A complaint seeking class action status was entered Oct. 14 in Massachusetts Superior Court in Boston, seeking an injunction to block Covidien’s $12-a-share cash bid for the Norwood, Mass.-based brain monitoring equipment maker. The suit alleges Aspect executives and board members, including company founder and CEO Nassib Chamoun, led a flawed sale process and accepted too low a price.
Also named as defendants are Mansfield, Mass.-based Covidien, formerly Tyco Healthcare, and its American subsidiary, U.S. Surgical Corp.
A similar suit was filed Oct. 13 in Delaware Chancery Court. Both cases were disclosed in securities documents filed Monday by the companies and follows an effort announced last week by a New York-based law firm to round up Aspect shareholders for a class-action lawsuit.
According to recent securities filings by Aspect, the firms began discussing a possible merger in January, following a breakfast meeting between Chamoun and Rich Meelia, Covidien’s president and CEO. Meelia was an Aspect director from April 2001 until September 2005, when he resigned because of a potential conflict of interest.
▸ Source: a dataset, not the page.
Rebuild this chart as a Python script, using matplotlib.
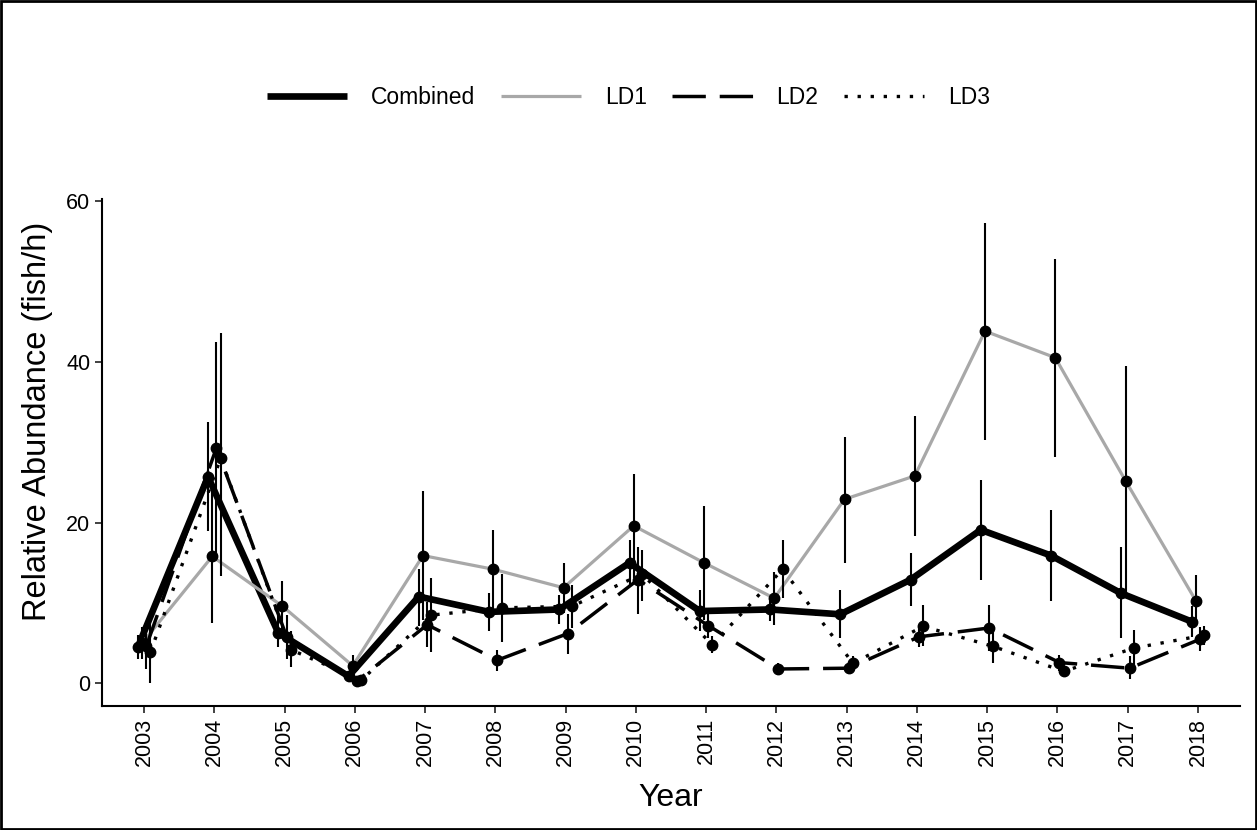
import numpy as np
import matplotlib
matplotlib.use("Agg")
import matplotlib.pyplot as plt
from matplotlib.patches import Rectangle

plt.rcParams["font.family"] = ["Liberation Sans", "DejaVu Sans"]
plt.rcParams["lines.scale_dashes"] = False

# valores
years = list(range(2003, 2019))
series_names = ["Combined", "LD1", "LD2", "LD3"]

combined    = [4.5, 25.7, 6.3, 0.9, 10.8, 8.9, 9.2, 15.0, 9.0, 9.2, 8.6, 12.9, 19.1, 15.9, 11.2, 7.7]
combined_lo = [3.0, 19.0, 4.5, 0.4, 7.2, 6.5, 7.4, 12.3, 6.5, 7.8, 5.6, 9.6, 12.9, 10.2, 5.6, 5.8]
combined_hi = [6.0, 32.5, 8.5, 1.4, 14.2, 11.3, 11.0, 17.8, 11.6, 10.6, 11.6, 16.2, 25.3, 21.6, 17.0, 9.6]

ld1    = [5.0, 15.8, 9.6, 2.2, 15.9, 14.2, 11.9, 19.6, 15.0, 10.6, 22.9, 25.8, 43.8, 40.5, 25.2, 10.3]
ld1_lo = [3.0, 7.5, 6.3, 0.8, 7.9, 9.3, 8.8, 13.1, 7.9, 7.3, 15.0, 18.3, 30.3, 28.2, 10.9, 7.1]
ld1_hi = [7.0, 24.1, 12.8, 3.6, 23.9, 19.1, 15.0, 26.1, 22.1, 13.9, 30.7, 33.3, 57.3, 52.8, 39.5, 13.5]

ld2    = [4.6, 29.3, 5.8, 0.3, 7.3, 2.9, 6.2, 12.9, 7.2, 1.8, 1.9, 5.8, 6.9, 2.6, 1.9, 5.5]
ld2_lo = [1.8, 16.2, 3.0, 0.0, 4.5, 1.6, 3.7, 8.6, 5.6, 1.0, 1.2, 4.5, 4.0, 1.6, 0.5, 4.0]
ld2_hi = [7.4, 42.4, 8.5, 0.7, 10.1, 4.2, 8.6, 17.0, 8.8, 2.6, 2.6, 7.1, 9.8, 3.6, 3.4, 7.0]

ld3    = [3.9, 28.0, 4.2, 0.4, 8.5, 9.4, 9.6, 13.6, 4.8, 14.2, 2.5, 7.1, 4.6, 1.5, 4.4, 6.0]
ld3_lo = [0.0, 13.3, 2.0, 0.1, 3.9, 5.2, 6.9, 10.2, 3.8, 10.6, 1.6, 4.6, 2.6, 0.9, 2.2, 4.8]
ld3_hi = [7.8, 43.6, 6.5, 0.8, 13.1, 13.6, 12.2, 16.6, 5.9, 17.8, 3.4, 9.8, 6.6, 2.1, 6.6, 7.2]


def main():
    fig = plt.figure(figsize=(12.57, 8.3), dpi=100)
    ax = fig.add_axes([0.0811, 0.1494, 0.9054, 0.6106])

    values = [combined, ld1, ld2, ld3]
    lows = [combined_lo, ld1_lo, ld2_lo, ld3_lo]
    highs = [combined_hi, ld1_hi, ld2_hi, ld3_hi]

    # estilos de cada série (dodge pequeno como no ggplot)
    styles = [
        dict(color="black", lw=4.8, ls="-", off=-0.09),
        dict(color="#a8a8a8", lw=2.3, ls="-", off=-0.03),
        dict(color="black", lw=2.5, ls=(0, (24, 10)), off=0.03),
        dict(color="black", lw=2.4, ls=(0, (2.4, 7)), off=0.09),
    ]

    x = np.array(years, dtype=float)
    handles = []
    for name, v, lo, hi, st in zip(series_names, values, lows, highs, styles):
        xs = x + st["off"]
        (ln,) = ax.plot(xs, v, color=st["color"], lw=st["lw"], ls=st["ls"],
                        solid_capstyle="butt", dash_capstyle="butt",
                        solid_joinstyle="miter", label=name, zorder=2)
        handles.append(ln)
        ax.vlines(xs, lo, hi, color="black", lw=1.5, zorder=3)
        ax.plot(xs, v, "o", color="black", ms=7.5, zorder=4)

    ax.set_xlim(2002.4, 2018.6)
    ax.set_ylim(-2.8, 60.2)
    ax.set_xticks(years)
    ax.set_xticklabels([str(y) for y in years], rotation=90)
    ax.set_yticks([0, 20, 40, 60])

    for side in ["top", "right"]:
        ax.spines[side].set_visible(False)
    for side in ["left", "bottom"]:
        ax.spines[side].set_linewidth(1.5)
    ax.tick_params(axis="both", labelsize=15.5, width=1.3, length=5,
                   color="#333333", labelcolor="black")

    ax.set_xlabel("Year", fontsize=23)
    ax.set_ylabel("Relative Abundance (fish/h)", fontsize=23.5)
    ax.xaxis.set_label_coords(0.5, -0.152)
    ax.yaxis.set_label_coords(-0.043, 0.562)

    fig.legend(handles=handles, labels=series_names, loc="center",
               bbox_to_anchor=(0.5, 0.882), ncol=4, frameon=False,
               fontsize=16.5, handlelength=3.5, handletextpad=1.05,
               columnspacing=1.1)

    # moldura em volta da figura
    fig.patches.append(Rectangle((0.001, 0.001), 0.998, 0.998,
                                 transform=fig.transFigure, fill=False,
                                 edgecolor="black", lw=2))

    fig.savefig("out.png", dpi=100)


if __name__ == "__main__":
    main()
Officials at the two companies talked about a potential deal for several months, with Meelia phoning Chamoun June 25 with an offer of between $7.50 and $8 a share. The two next met July 17, with Chamoun telling Meelia his board members believed Covidien was undervaluing Aspect and suggested the firm increase its bid.
Discussions continued over the next two weeks; Meelia called Aspect chairman John O’Connor Aug. 4 with the $12-per-share offer. According to Aspect officials, the board still considered the bid too low but agreed to let Covidien continue its due diligence ahead of a possible deal. Aspect made a $13 counter-offer Sept. 14, but Covidien did not bite.
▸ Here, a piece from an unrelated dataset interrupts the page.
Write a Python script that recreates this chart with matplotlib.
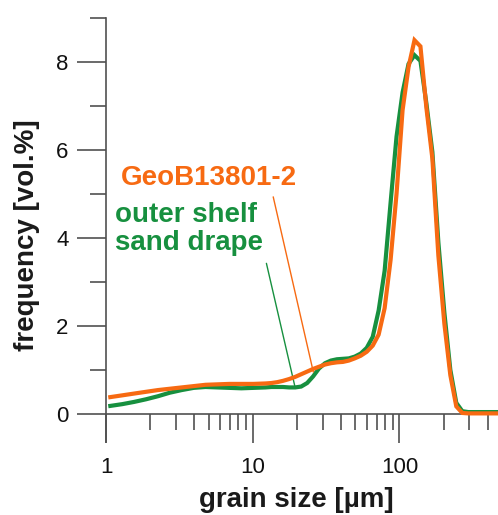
import matplotlib
matplotlib.use("Agg")
import matplotlib.pyplot as plt
from matplotlib.ticker import FixedLocator, NullFormatter, LogLocator

plt.rcParams['font.family'] = ['Liberation Sans', 'DejaVu Sans']

# grain-size classes [µm]
grain_size = [1.07, 1.29, 1.55, 1.87, 2.26, 2.72, 3.28, 3.96, 4.77, 5.75, 6.94,
              8.37, 10.1, 12.2, 13.4, 14.7, 16.1, 17.7, 19.5, 21.4, 23.5, 25.8,
              28.3, 31.1, 34.1, 37.5, 41.2, 45.2, 49.6, 54.5, 59.9, 65.8, 72.2,
              79.3, 87.1, 95.6, 105.1, 115.4, 126.7, 139.1, 152.8, 167.8, 184.3,
              202.5, 222.4, 244.2, 268.3, 294.7, 323.6, 355.4, 390.3, 428.6, 470.0]

# GeoB13801-2 [vol.%]
geob = [0.38, 0.42, 0.46, 0.50, 0.54, 0.57, 0.60, 0.63, 0.66, 0.67, 0.68,
        0.68, 0.68, 0.69, 0.70, 0.72, 0.75, 0.79, 0.84, 0.90, 0.96, 1.02,
        1.07, 1.12, 1.15, 1.17, 1.18, 1.21, 1.26, 1.32, 1.41, 1.55, 1.80,
        2.40, 3.50, 5.00, 6.90, 7.88, 8.49, 8.35, 6.95, 5.80, 3.60,
        2.05, 0.88, 0.17, 0.02, 0.01, 0.01, 0.01, 0.01, 0.01, 0.01]

# outer shelf sand drape [vol.%]
shelf = [0.18, 0.22, 0.27, 0.33, 0.40, 0.48, 0.54, 0.59, 0.61, 0.60, 0.59,
         0.58, 0.59, 0.60, 0.61, 0.61, 0.61, 0.60, 0.60, 0.62, 0.70, 0.85,
         1.03, 1.15, 1.21, 1.24, 1.25, 1.26, 1.30, 1.37, 1.50, 1.75, 2.35,
         3.25, 4.80, 6.30, 7.30, 7.95, 8.15, 8.02, 7.05, 5.95, 3.90,
         2.30, 1.00, 0.25, 0.06, 0.04, 0.04, 0.04, 0.04, 0.04, 0.04]

x_major = [1, 10, 100]
x_major_labels = ['1', '10', '100']
y_major = [0, 2, 4, 6, 8]
y_minor = [1, 3, 5, 7, 9]

ORANGE = '#F76A12'
GREEN = '#17903F'
AXIS = '#505050'

W, H = 498, 515
fig = plt.figure(figsize=(W / 100, H / 100), dpi=100)
left, right, top, bottom = 106, 498, 16, 442
ax = fig.add_axes([left / W, 1 - bottom / H, (right - left) / W, (bottom - top) / H])

ax.plot(grain_size, shelf, color=GREEN, lw=3.0, solid_joinstyle='miter', zorder=3)
ax.plot(grain_size, geob, color=ORANGE, lw=3.0, solid_joinstyle='miter', zorder=4)

ax.set_xscale('log')
ax.set_xlim(1, 470)
ax.set_ylim(-0.64, 9.04)

for s in ('top', 'right'):
    ax.spines[s].set_visible(False)
ax.spines['bottom'].set_position(('data', 0))
ax.spines['bottom'].set_color(AXIS)
ax.spines['bottom'].set_linewidth(1.2)
ax.spines['left'].set_color(AXIS)
ax.spines['left'].set_linewidth(1.2)
ax.spines['left'].set_bounds(-0.64, 9.0)

ax.xaxis.set_major_locator(FixedLocator(x_major))
ax.set_xticklabels(x_major_labels)
ax.xaxis.set_minor_locator(LogLocator(base=10, subs=range(2, 10)))
ax.xaxis.set_minor_formatter(NullFormatter())
ax.yaxis.set_major_locator(FixedLocator(y_major))
ax.yaxis.set_minor_locator(FixedLocator(y_minor))

ax.tick_params(axis='both', which='major', direction='out', length=21, width=1.2,
               color=AXIS, labelsize=16, labelcolor='#111111')
ax.tick_params(axis='both', which='minor', direction='out', length=11.5, width=1.2,
               color=AXIS)
ax.tick_params(axis='x', which='major', pad=10)
ax.tick_params(axis='y', which='major', pad=6)

# x labels sit below the lower end of the left spine
for lbl in ax.get_xticklabels():
    lbl.set_y(-0.0)
ax.xaxis.set_tick_params(labelbottom=True)

def px(x, y):
    return x / W, 1 - y / H

fig.text(*px(296, 500), 'grain size [µm]', ha='center', va='center',
         fontsize=20, fontweight='bold', color='#1a1a1a')
fig.text(*px(27, 235), 'frequency [vol.%]', ha='center', va='center',
         rotation=90, fontsize=20, fontweight='bold', color='#1a1a1a')

ax.text(1.26, 5.19, 'GeoB13801-2', color=ORANGE, fontsize=20, fontweight='bold',
        ha='left', va='baseline')
ax.text(1.15, 4.36, 'outer shelf', color=GREEN, fontsize=20, fontweight='bold',
        ha='left', va='baseline')
ax.text(1.15, 3.72, 'sand drape', color=GREEN, fontsize=20, fontweight='bold',
        ha='left', va='baseline')

ax.annotate('', xy=(25.9, 0.95), xytext=(13.8, 4.93),
            arrowprops=dict(arrowstyle='-', color=ORANGE, lw=1.0,
                            shrinkA=0, shrinkB=0))
ax.annotate('', xy=(19.4, 0.62), xytext=(12.4, 3.42),
            arrowprops=dict(arrowstyle='-', color=GREEN, lw=1.0,
                            shrinkA=0, shrinkB=0))

fig.savefig('out.png', dpi=100)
A definitive merger agreement was inked Sept. 27. In setting its price, Covidien said the $210 million deal marked a 104 percent premium above Aspect’s enterprise value, adjusted for its cash and investments, and a 92 percent premium over the volume-weighted average of its stock price during the previous 30 days.
Officials with both companies said they’re fighting the suits.